On Wednesday night, without discussion, the council unanimously agreed to put the home of the Independent Engine Company, at 32 Mechanic Street opposite Globe Court, up for sealed-bid auction on August 30.

rb-independent-engine-93-061016-5-500x375-1488728 A memorial above the door to the firehouse. (Photo by John T. Ward. Click to enlarge)

As with its lookalike at 40 White Street — the former home of Liberty Hose, which was sold at auction for $400,000 in 2014 — the Independent stationhouse is more than a century old and in need of costly repairs, Mayor Pasquale Menna told redbankgreen.

Moreover, the town’s six free-standing volunteer fire companies and first aid squad have been under pressure from Menna to consolidate. Discussions and planning toward that end have been underway for several years, and Fire Chief Soden told redbankgreen recently that the department is close to submitting a consolidation plan to the borough council for review and possible adoption.
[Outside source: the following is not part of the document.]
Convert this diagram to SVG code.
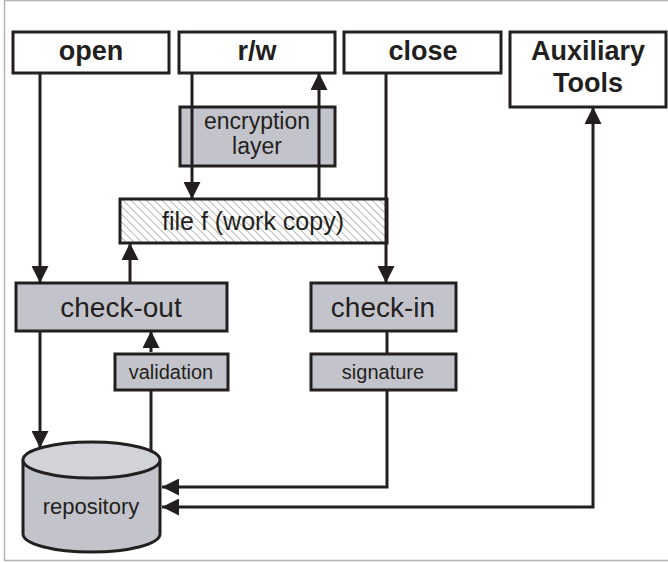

Meantime, the Liberty Hose crew is sharing space with the First Aid and Rescue Squad, which owns its building on Spring Street.

If the Independent sale goes through, the borough would be left owning just one firehouse: the Relief Company’s home on Drummond Place, attached to the former borough hall and police station at 51 Monmouth Street. The Union Hose on Leighton Avenue, Westside Hose on Shrewsbury Avenue and Navesink Hook & Ladders — just doors away from Independent, at 7-9 Mechanic Street — each own their home  structures.

Information about where the Independent crew would set up house was not immediately available.

The sale resolution does not specify a minimum bid, but Menna said the council is free to reject a bid deemed insufficient.

A first attempt to sell the Liberty Hose house at a minimum $475,000 failed to attract any bids. A month later, when then auction was reopened at a new minimum of $400,000, the family of Michael Morgan, owners of a handful of downtown buildings, was the only taker.

The Morgans won approval in May to create stores and apartments in the structure, though construction has not begun.